Zu jedem Zeitpunkt des Strafverfahrens, also im Vorverfahren (Ermittlungsverfahren), Zwischenverfahren und in der Hauptverhandlung und in jeder Instanz, hat der Beschuldigte das Recht, sich von einem Verteidiger seiner Wahl vertreten zu lassen. Auch in der Strafvollstreckung darf sich der Verurteilte jederzeit rechtlichen Beistandes bedienen.
Dem Beschuldigten in einem Ermittlungsverfahren rechtlichen Beistand gewähren die im Bereich Strafrecht und Strafverteidigung spezialisierten Rechtsanwälte und Strafverteidiger.
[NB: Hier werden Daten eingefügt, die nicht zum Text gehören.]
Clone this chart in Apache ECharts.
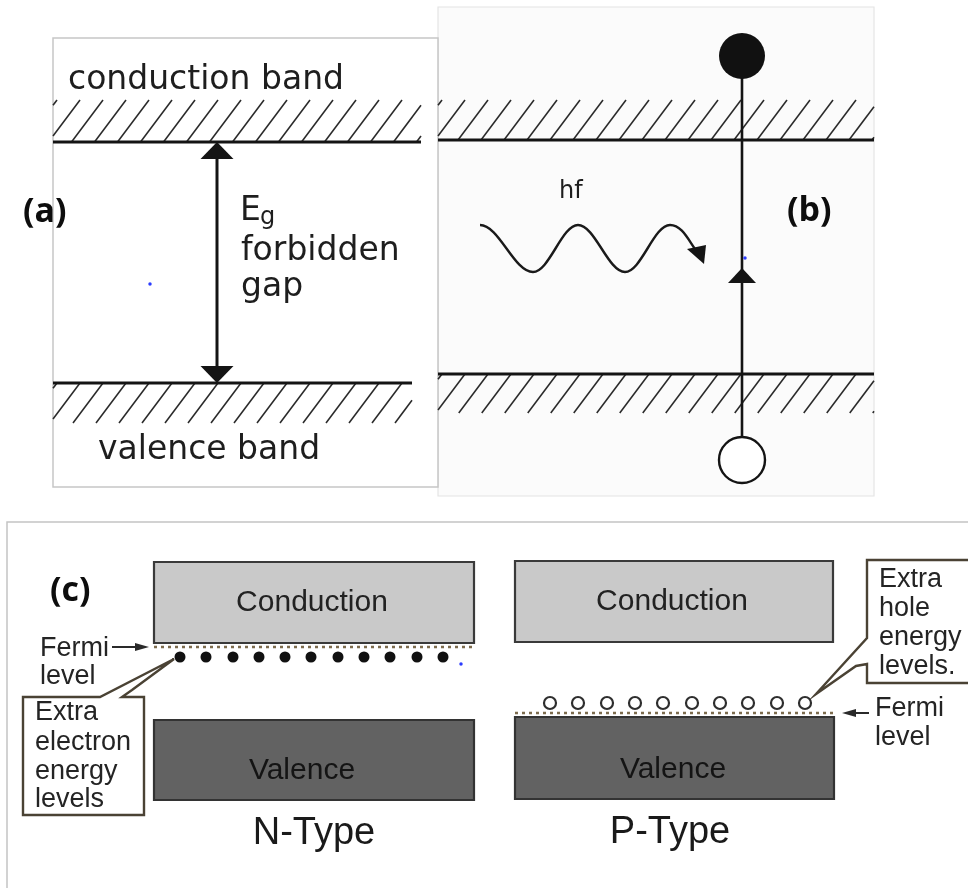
<!DOCTYPE html>
<html><head><meta charset="utf-8">
<script src="https://cdn.jsdelivr.net/npm/echarts@6/dist/echarts.min.js"></script>
<style>html,body{margin:0;padding:0;background:#fff}#c{width:968px;height:888px}</style>
</head><body><div id="c"></div>
<script>
// ===== diagram data (diagram units: 0..968 across, 0..888 down) =====
// panel frames [x1, y1, x2, y2]
const frameB = [[438, 7, 874, 496]];
const frameA = [[53, 38, 438, 487]];
const frameC = [[7, 888], [7, 522], [968, 522]];
// hatched energy bands [xStart, xEnd, yBandEdgeLine, yHatchOuter]
const hatchedBands = [[53, 421, 142, 100], [53, 412, 383, 423], [438, 874, 140, 100], [438, 874, 374, 413]];
// forbidden gap double arrow [x, yTop, yBottom]
const gapArrow = [[217, 142, 383]];
// excitation path [x, yTop, yBottom, arrowTipY]
const excitation = [[742, 78, 438, 268]];
// photon wave extrema and arrow head
const photonWave = [[480, 225], [533, 272], [578, 225], [625, 272], [670, 225], [695, 249]];
const photonHead = [[687, 249], [706, 245], [704, 264]];
// carriers
const electronB = [[742, 56]];
const holeB = [[742, 460]];
const nElectrons = [[180, 657], [206, 657], [233, 657], [259, 657], [285, 657], [311, 657], [338, 657], [364, 657], [390, 657], [417, 657], [443, 657]];
const pHoles = [[550, 703], [578, 703], [607, 703], [635, 703], [663, 703], [692, 703], [720, 703], [748, 703], [777, 703], [805, 703]];
const specks = [[150, 284], [745, 258], [461, 664]];
// N / P type band boxes [x1, y1, x2, y2]
const conductionBoxes = [[154, 562, 474, 643], [515, 561, 833, 642]];
const valenceBoxes = [[154, 720, 474, 800], [515, 717, 834, 799]];
// Fermi levels [xStart, xEnd, y]
const fermiLevels = [[154, 474, 647], [515, 834, 713]];
// Fermi pointer arrows [xTail, xTip, y]
const fermiArrows = [[112, 149, 647], [869, 842, 713]];
// callout outlines
const calloutN = [[23, 697], [100, 697], [174, 659], [132, 690], [122, 697], [144, 697], [144, 815], [23, 815]];
const calloutP = [[867, 560], [1000, 560], [1000, 683], [867, 683], [867, 664], [856, 666], [816, 694], [867, 638]];
// text labels [text, x, y]
const panelLabels = [['(a)', 23, 212], ['(b)', 787, 211], ['(c)', 50, 591]];
const bandTexts = [['conduction band', 68, 80], ['valence band', 98, 450], ['forbidden', 241, 251], ['gap', 241, 287]];
const gapSymbol = [['E', 240, 211]];
const gapSubscript = [['g', 260, 218]];
const photonText = [['hf', 559, 192]];
const conductionTexts = [['Conduction', 312, 603], ['Conduction', 672, 602]];
const valenceTexts = [['Valence', 302, 771], ['Valence', 673, 770]];
const typeTexts = [['N-Type', 314, 834], ['P-Type', 670, 833]];
const sideTexts = [['Fermi', 40, 649], ['level', 40, 677], ['Fermi', 875, 709], ['level', 875, 738],
  ['Extra', 35, 713], ['electron', 35, 743], ['energy', 35, 772], ['levels', 35, 800],
  ['Extra', 879, 580], ['hole', 879, 609], ['energy', 879, 638], ['levels.', 879, 667]];

// ===== rendering =====
const chart = echarts.init(document.getElementById('c'));

function textSeries(items, font, color, align, z) {
  return {
    type: 'custom', coordinateSystem: 'cartesian2d', silent: true, z: z || 20,
    data: items.map(t => [t[1], t[2]]),
    encode: { x: 0, y: 1 },
    renderItem: (p, api) => {
      const pt = api.coord([api.value(0), api.value(1)]);
      return {
        type: 'text', x: pt[0], y: pt[1],
        style: { text: items[p.dataIndex][0], font: font, fill: color,
          textAlign: align, textVerticalAlign: 'middle', align: align, verticalAlign: 'middle' }
      };
    }
  };
}

function rectSeries(items, fill, stroke, lw, z) {
  return {
    type: 'custom', coordinateSystem: 'cartesian2d', silent: true, z: z,
    data: items, encode: { x: [0, 2], y: [1, 3] },
    renderItem: (p, api) => {
      const a = api.coord([api.value(0), api.value(1)]);
      const b = api.coord([api.value(2), api.value(3)]);
      return { type: 'rect', shape: { x: a[0], y: a[1], width: b[0] - a[0], height: b[1] - a[1] },
        style: { fill: fill, stroke: stroke, lineWidth: lw } };
    }
  };
}

function polySeries(points, closed, fill, stroke, lw, z) {
  return {
    type: 'custom', coordinateSystem: 'cartesian2d', silent: true, z: z,
    data: points, encode: { x: 0, y: 1 },
    renderItem: (p, api) => {
      if (p.dataIndex !== 0) return null;
      const pts = points.map(q => api.coord(q));
      return { type: closed ? 'polygon' : 'polyline', shape: { points: pts },
        style: { fill: closed ? fill : null, stroke: stroke, lineWidth: lw, lineJoin: 'miter' } };
    }
  };
}

const series = [];
// frames
series.push(rectSeries(frameB, '#fbfbfb', '#e4e4e4', 1.2, 1));
series.push(rectSeries(frameA, '#ffffff', '#c6c6c6', 1.5, 1));
series.push(polySeries(frameC, false, null, '#c4c4c4', 1.5, 1));

// hatched bands
series.push({
  type: 'custom', coordinateSystem: 'cartesian2d', silent: true, z: 3,
  data: hatchedBands, encode: { x: [0, 1], y: [2, 3] },
  renderItem: (p, api) => {
    const a = api.coord([api.value(0), api.value(2)]);
    const b = api.coord([api.value(1), api.value(3)]);
    const left = a[0], right = b[0], yLine = a[1], yEdge = b[1];
    const top = Math.min(yLine, yEdge), bottom = Math.max(yLine, yEdge);
    const h = bottom - top, slant = h * 0.75, step = 23;
    const children = [];
    for (let xb = left - slant + 4; xb < right; xb += step) {
      let bx = xb, by = bottom, tx = xb + slant, ty = top;
      if (bx < left) { const t = (left - bx) / slant; bx = left; by = bottom - t * h; }
      if (tx > right) { const t = (tx - right) / slant; tx = right; ty = top + t * h; }
      if (tx <= bx + 0.5) continue;
      children.push({ type: 'line', shape: { x1: bx, y1: by, x2: tx, y2: ty }, style: { stroke: '#2a2a2a', lineWidth: 1.6 } });
    }
    children.push({ type: 'line', shape: { x1: left, y1: yLine, x2: right, y2: yLine }, style: { stroke: '#141414', lineWidth: 3 } });
    return { type: 'group', children: children };
  }
});

// gap arrow
series.push({
  type: 'custom', coordinateSystem: 'cartesian2d', silent: true, z: 5,
  data: gapArrow, encode: { x: 0, y: [1, 2] },
  renderItem: (p, api) => {
    const t = api.coord([api.value(0), api.value(1)]);
    const b = api.coord([api.value(0), api.value(2)]);
    const x = t[0], hl = 17, hw = 16.5;
    return { type: 'group', children: [
      { type: 'line', shape: { x1: x, y1: t[1] + hl - 2, x2: x, y2: b[1] - hl + 2 }, style: { stroke: '#141414', lineWidth: 3 } },
      { type: 'polygon', shape: { points: [[x, t[1]], [x - hw, t[1] + hl], [x + hw, t[1] + hl]] }, style: { fill: '#141414' } },
      { type: 'polygon', shape: { points: [[x, b[1]], [x - hw, b[1] - hl], [x + hw, b[1] - hl]] }, style: { fill: '#141414' } }
    ] };
  }
});

// excitation line with arrow
series.push({
  type: 'custom', coordinateSystem: 'cartesian2d', silent: true, z: 5,
  data: excitation, encode: { x: 0, y: [1, 2] },
  renderItem: (p, api) => {
    const t = api.coord([api.value(0), api.value(1)]);
    const b = api.coord([api.value(0), api.value(2)]);
    const tip = api.coord([api.value(0), api.value(3)]);
    const x = t[0], hl = 15, hw = 14;
    return { type: 'group', children: [
      { type: 'line', shape: { x1: x, y1: t[1], x2: x, y2: b[1] }, style: { stroke: '#141414', lineWidth: 2.6 } },
      { type: 'polygon', shape: { points: [[x, tip[1]], [x - hw, tip[1] + hl], [x + hw, tip[1] + hl]] }, style: { fill: '#141414' } }
    ] };
  }
});

// photon wave
series.push({
  type: 'custom', coordinateSystem: 'cartesian2d', silent: true, z: 5,
  data: photonWave, encode: { x: 0, y: 1 },
  renderItem: (p, api) => {
    if (p.dataIndex !== 0) return null;
    const pts = photonWave.map(q => api.coord(q));
    const children = [];
    for (let i = 1; i < pts.length; i++) {
      const a = pts[i - 1], b = pts[i], dx = b[0] - a[0], dy = b[1] - a[1];
      const last = i === pts.length - 1;
      children.push({ type: 'bezierCurve', shape: {
        x1: a[0], y1: a[1], x2: b[0], y2: b[1],
        cpx1: a[0] + dx * (last ? 0.45 : 0.36), cpy1: a[1],
        cpx2: last ? b[0] - dx * 0.3 : b[0] - dx * 0.36, cpy2: last ? b[1] - dy * 0.45 : b[1] },
        style: { stroke: '#1a1a1a', lineWidth: 2.4, fill: null } });
    }
    const hd = photonHead.map(q => api.coord(q));
    children.push({ type: 'polygon', shape: { points: hd }, style: { fill: '#141414' } });
    return { type: 'group', children: children };
  }
});

// conduction / valence boxes
series.push(rectSeries(conductionBoxes, '#c9c9c9', '#3a3a3a', 2.2, 3));
series.push(rectSeries(valenceBoxes, '#626262', '#333333', 2.2, 3));

// Fermi levels (dotted)
fermiLevels.forEach(f => {
  series.push({
    type: 'line', silent: true, z: 4, symbol: 'none', animation: false,
    data: [[f[0], f[2]], [f[1], f[2]]],
    lineStyle: { color: '#7d6c4e', width: 2.4, type: [3, 4] }
  });
});

// Fermi pointer arrows
series.push({
  type: 'custom', coordinateSystem: 'cartesian2d', silent: true, z: 5,
  data: fermiArrows, encode: { x: [0, 1], y: 2 },
  renderItem: (p, api) => {
    const a = api.coord([api.value(0), api.value(2)]);
    const b = api.coord([api.value(1), api.value(2)]);
    const dir = Math.sign(b[0] - a[0]), hl = 14, hw = 4;
    return { type: 'group', children: [
      { type: 'line', shape: { x1: a[0], y1: a[1], x2: b[0] - dir * hl, y2: b[1] }, style: { stroke: '#2a2a2a', lineWidth: 2 } },
      { type: 'polygon', shape: { points: [[b[0], b[1]], [b[0] - dir * hl, b[1] - hw], [b[0] - dir * hl, b[1] + hw]] }, style: { fill: '#2a2a2a' } }
    ] };
  }
});

// callouts
series.push(polySeries(calloutN, true, '#ffffff', '#4a4234', 2.4, 6));
series.push(polySeries(calloutP, true, '#ffffff', '#4a4234', 2.4, 6));

// carriers
series.push({ type: 'scatter', silent: true, z: 7, symbol: 'circle', symbolSize: 46, data: electronB, itemStyle: { color: '#111', opacity: 1 } });
series.push({ type: 'scatter', silent: true, z: 7, symbol: 'circle', symbolSize: 46, data: holeB, itemStyle: { color: '#fff', borderColor: '#141414', borderWidth: 2.4, opacity: 1 } });
series.push({ type: 'scatter', silent: true, z: 7, symbol: 'circle', symbolSize: 11, data: nElectrons, itemStyle: { color: '#111', opacity: 1 } });
series.push({ type: 'scatter', silent: true, z: 7, symbol: 'circle', symbolSize: 12, data: pHoles, itemStyle: { color: '#fff', borderColor: '#2e2e2e', borderWidth: 2.2, opacity: 1 } });
series.push({ type: 'scatter', silent: true, z: 7, symbol: 'circle', symbolSize: 3.5, data: specks, itemStyle: { color: '#2b3cff', opacity: 1 } });

// texts
series.push(textSeries(panelLabels, 'bold 34px "Open Sans"', '#0d0d0d', 'left'));
series.push(textSeries(bandTexts, '33px "DejaVu Sans"', '#1e1e1e', 'left'));
series.push(textSeries(gapSymbol, '33px "DejaVu Sans"', '#1e1e1e', 'left'));
series.push(textSeries(gapSubscript, '24px "DejaVu Sans"', '#1e1e1e', 'left'));
series.push(textSeries(photonText, '24px "DejaVu Sans"', '#1e1e1e', 'left'));
series.push(textSeries(conductionTexts, '30px "Liberation Sans"', '#222222', 'center'));
series.push(textSeries(valenceTexts, '30px "Liberation Sans"', '#141414', 'center'));
series.push(textSeries(typeTexts, '38px "Liberation Sans"', '#1a1a1a', 'center'));
series.push(textSeries(sideTexts, '27px "Liberation Sans"', '#242424', 'left'));

chart.setOption({
  animation: false,
  backgroundColor: '#ffffff',
  grid: { left: 0, right: 0, top: 0, bottom: 0 },
  xAxis: { type: 'value', min: 0, max: 968, show: false },
  yAxis: { type: 'value', min: 0, max: 888, inverse: true, show: false },
  series: series
});
</script></body></html>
Rechtsanwälte haben dabei die gleiche juristische Ausbildung wie Staatsanwälte und Richter. Voraussetzung für die Zulassung als Rechtsanwalt ist die Befähigung zum Richteramt, also die Ausbildung zum Volljuristen. Anwälte müssen nach Abschluss ihrer Ausbildung durch die Rechtsanwaltskammer, in deren Bezirk sie sich niederlassen wollen, zugelassen werden und sind bei Gericht in die Rechtsanwaltsliste einzutragen. Im Diensteid vor der Rechtsanwaltskammer müssen sich Rechtsanwälte verpflichten, die verfassungsmäßige Ordnung zu wahren und die Pflichten eines Rechtsanwalts gewissenhaft zu erfüllen. Die im Bereich Strafrecht spezialisierten und als Strafverteidiger tätigen Rechtsanwälte sind neben den Staatsanwaltschaften und den Gerichten unabhängige, selbständige Organe der Rechtspflege. Der Strafverteidiger ist dabei dem Gericht und der Staatsanwaltschaft gleichgeordnet. Er ist aber nicht Teil des Gerichtes oder der Staatsanwaltschaft, sondern unabhängig von diesen. Dies bedeutet insbesondere, dass er nicht an Weisungen durch das Gericht oder die Staatsanwaltschaft gebunden ist.